**What to do**.
Transcribe the listing in full, excluding any pictures.

**Collected material**.
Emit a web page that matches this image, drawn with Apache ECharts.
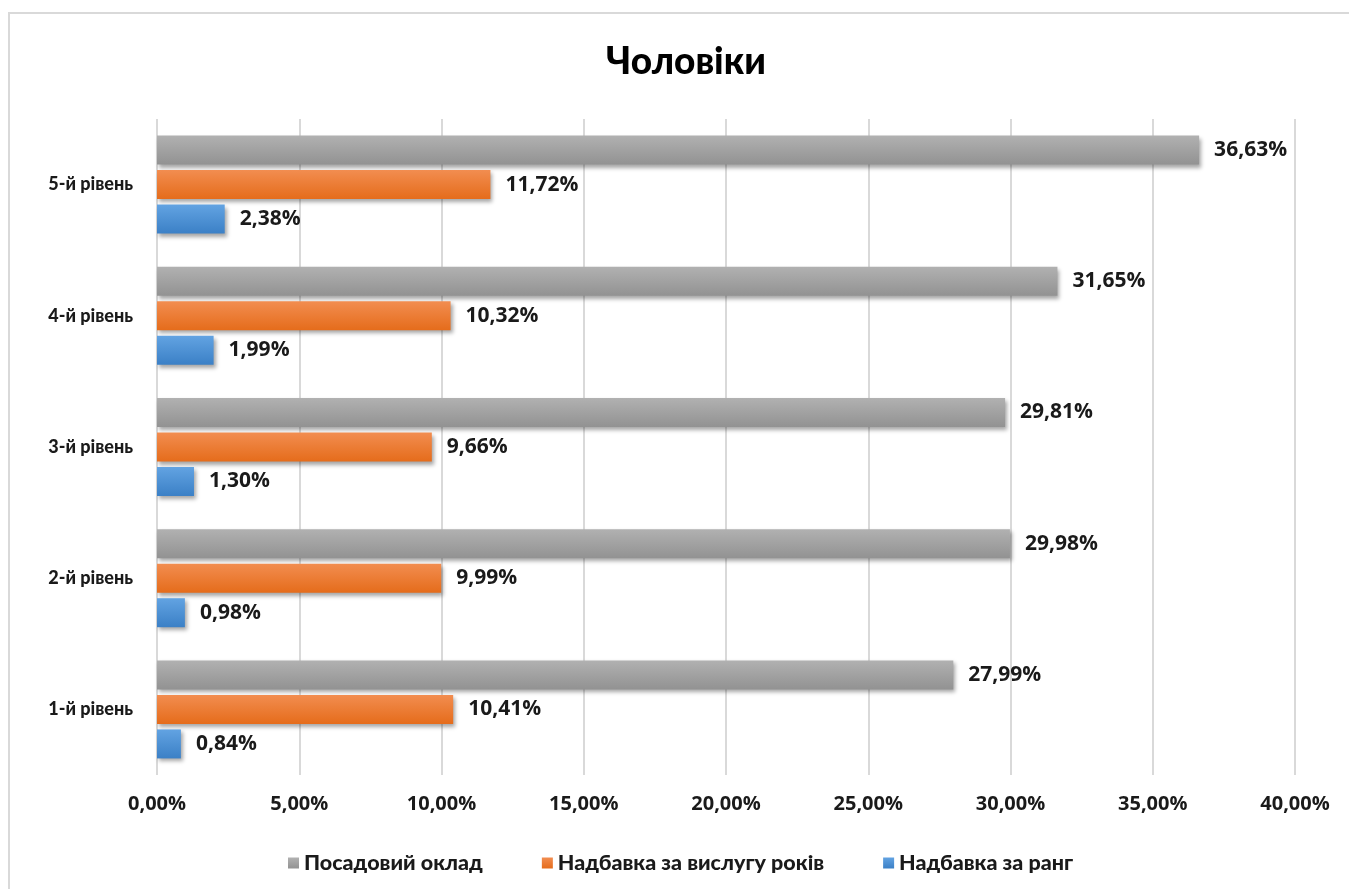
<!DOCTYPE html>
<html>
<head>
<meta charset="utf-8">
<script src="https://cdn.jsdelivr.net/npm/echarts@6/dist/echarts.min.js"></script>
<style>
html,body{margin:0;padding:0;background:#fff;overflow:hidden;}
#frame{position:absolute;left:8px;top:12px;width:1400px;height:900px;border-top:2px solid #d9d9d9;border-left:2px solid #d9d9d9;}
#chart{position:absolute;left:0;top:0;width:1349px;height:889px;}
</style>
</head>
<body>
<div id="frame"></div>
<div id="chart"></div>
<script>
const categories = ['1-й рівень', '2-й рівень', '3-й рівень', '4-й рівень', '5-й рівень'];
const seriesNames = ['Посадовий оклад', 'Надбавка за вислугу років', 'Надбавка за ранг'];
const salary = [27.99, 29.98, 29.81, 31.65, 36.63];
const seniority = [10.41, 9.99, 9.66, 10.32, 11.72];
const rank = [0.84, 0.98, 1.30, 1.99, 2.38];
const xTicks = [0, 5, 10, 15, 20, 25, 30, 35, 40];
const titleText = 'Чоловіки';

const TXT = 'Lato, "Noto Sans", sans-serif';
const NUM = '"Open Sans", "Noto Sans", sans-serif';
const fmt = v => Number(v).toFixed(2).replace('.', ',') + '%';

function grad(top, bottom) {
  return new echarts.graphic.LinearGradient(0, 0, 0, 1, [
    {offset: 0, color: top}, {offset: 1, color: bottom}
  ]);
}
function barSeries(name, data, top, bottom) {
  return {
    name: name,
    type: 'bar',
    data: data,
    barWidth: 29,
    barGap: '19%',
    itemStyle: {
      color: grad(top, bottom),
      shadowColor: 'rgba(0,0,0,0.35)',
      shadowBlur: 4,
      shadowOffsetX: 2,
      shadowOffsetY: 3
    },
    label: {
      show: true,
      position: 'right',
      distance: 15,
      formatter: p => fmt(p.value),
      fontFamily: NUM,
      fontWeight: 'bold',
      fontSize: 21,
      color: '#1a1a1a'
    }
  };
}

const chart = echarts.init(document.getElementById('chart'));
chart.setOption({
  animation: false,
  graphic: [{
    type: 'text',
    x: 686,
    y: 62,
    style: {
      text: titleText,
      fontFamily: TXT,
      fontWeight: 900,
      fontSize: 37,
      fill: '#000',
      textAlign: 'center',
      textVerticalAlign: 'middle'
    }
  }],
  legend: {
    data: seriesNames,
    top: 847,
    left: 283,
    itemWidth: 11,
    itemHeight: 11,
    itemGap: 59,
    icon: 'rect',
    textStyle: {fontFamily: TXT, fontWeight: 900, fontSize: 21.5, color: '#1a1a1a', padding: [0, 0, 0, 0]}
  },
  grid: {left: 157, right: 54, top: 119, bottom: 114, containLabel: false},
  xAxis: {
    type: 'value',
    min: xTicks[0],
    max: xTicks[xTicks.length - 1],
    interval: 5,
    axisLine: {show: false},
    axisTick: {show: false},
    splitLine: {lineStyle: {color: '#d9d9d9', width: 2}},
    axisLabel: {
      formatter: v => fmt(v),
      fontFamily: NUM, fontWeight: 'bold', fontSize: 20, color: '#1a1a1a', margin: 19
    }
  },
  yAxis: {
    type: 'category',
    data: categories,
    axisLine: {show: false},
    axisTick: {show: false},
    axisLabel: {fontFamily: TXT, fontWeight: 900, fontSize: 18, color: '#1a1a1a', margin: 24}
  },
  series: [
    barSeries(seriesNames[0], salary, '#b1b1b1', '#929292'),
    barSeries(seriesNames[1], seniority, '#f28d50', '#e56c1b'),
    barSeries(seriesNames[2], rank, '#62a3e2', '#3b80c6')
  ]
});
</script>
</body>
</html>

**Response to this task**.
Emit a web page that matches this image, drawn with Apache ECharts.
<!DOCTYPE html>
<html>
<head>
<meta charset="utf-8">
<script src="https://cdn.jsdelivr.net/npm/echarts@6/dist/echarts.min.js"></script>
<style>
html,body{margin:0;padding:0;background:#fff;overflow:hidden;}
#frame{position:absolute;left:8px;top:12px;width:1400px;height:900px;border-top:2px solid #d9d9d9;border-left:2px solid #d9d9d9;}
#chart{position:absolute;left:0;top:0;width:1349px;height:889px;}
</style>
</head>
<body>
<div id="frame"></div>
<div id="chart"></div>
<script>
const categories = ['1-й рівень', '2-й рівень', '3-й рівень', '4-й рівень', '5-й рівень'];
const seriesNames = ['Посадовий оклад', 'Надбавка за вислугу років', 'Надбавка за ранг'];
const salary = [27.99, 29.98, 29.81, 31.65, 36.63];
const seniority = [10.41, 9.99, 9.66, 10.32, 11.72];
const rank = [0.84, 0.98, 1.30, 1.99, 2.38];
const xTicks = [0, 5, 10, 15, 20, 25, 30, 35, 40];
const titleText = 'Чоловіки';

const TXT = 'Lato, "Noto Sans", sans-serif';
const NUM = '"Open Sans", "Noto Sans", sans-serif';
const fmt = v => Number(v).toFixed(2).replace('.', ',') + '%';

function grad(top, bottom) {
  return new echarts.graphic.LinearGradient(0, 0, 0, 1, [
    {offset: 0, color: top}, {offset: 1, color: bottom}
  ]);
}
function barSeries(name, data, top, bottom) {
  return {
    name: name,
    type: 'bar',
    data: data,
    barWidth: 29,
    barGap: '19%',
    itemStyle: {
      color: grad(top, bottom),
      shadowColor: 'rgba(0,0,0,0.35)',
      shadowBlur: 4,
      shadowOffsetX: 2,
      shadowOffsetY: 3
    },
    label: {
      show: true,
      position: 'right',
      distance: 15,
      formatter: p => fmt(p.value),
      fontFamily: NUM,
      fontWeight: 'bold',
      fontSize: 21,
      color: '#1a1a1a'
    }
  };
}

const chart = echarts.init(document.getElementById('chart'));
chart.setOption({
  animation: false,
  graphic: [{
    type: 'text',
    x: 686,
    y: 62,
    style: {
      text: titleText,
      fontFamily: TXT,
      fontWeight: 900,
      fontSize: 37,
      fill: '#000',
      textAlign: 'center',
      textVerticalAlign: 'middle'
    }
  }],
  legend: {
    data: seriesNames,
    top: 847,
    left: 283,
    itemWidth: 11,
    itemHeight: 11,
    itemGap: 59,
    icon: 'rect',
    textStyle: {fontFamily: TXT, fontWeight: 900, fontSize: 21.5, color: '#1a1a1a', padding: [0, 0, 0, 0]}
  },
  grid: {left: 157, right: 54, top: 119, bottom: 114, containLabel: false},
  xAxis: {
    type: 'value',
    min: xTicks[0],
    max: xTicks[xTicks.length - 1],
    interval: 5,
    axisLine: {show: false},
    axisTick: {show: false},
    splitLine: {lineStyle: {color: '#d9d9d9', width: 2}},
    axisLabel: {
      formatter: v => fmt(v),
      fontFamily: NUM, fontWeight: 'bold', fontSize: 20, color: '#1a1a1a', margin: 19
    }
  },
  yAxis: {
    type: 'category',
    data: categories,
    axisLine: {show: false},
    axisTick: {show: false},
    axisLabel: {fontFamily: TXT, fontWeight: 900, fontSize: 18, color: '#1a1a1a', margin: 24}
  },
  series: [
    barSeries(seriesNames[0], salary, '#b1b1b1', '#929292'),
    barSeries(seriesNames[1], seniority, '#f28d50', '#e56c1b'),
    barSeries(seriesNames[2], rank, '#62a3e2', '#3b80c6')
  ]
});
</script>
</body>
</html>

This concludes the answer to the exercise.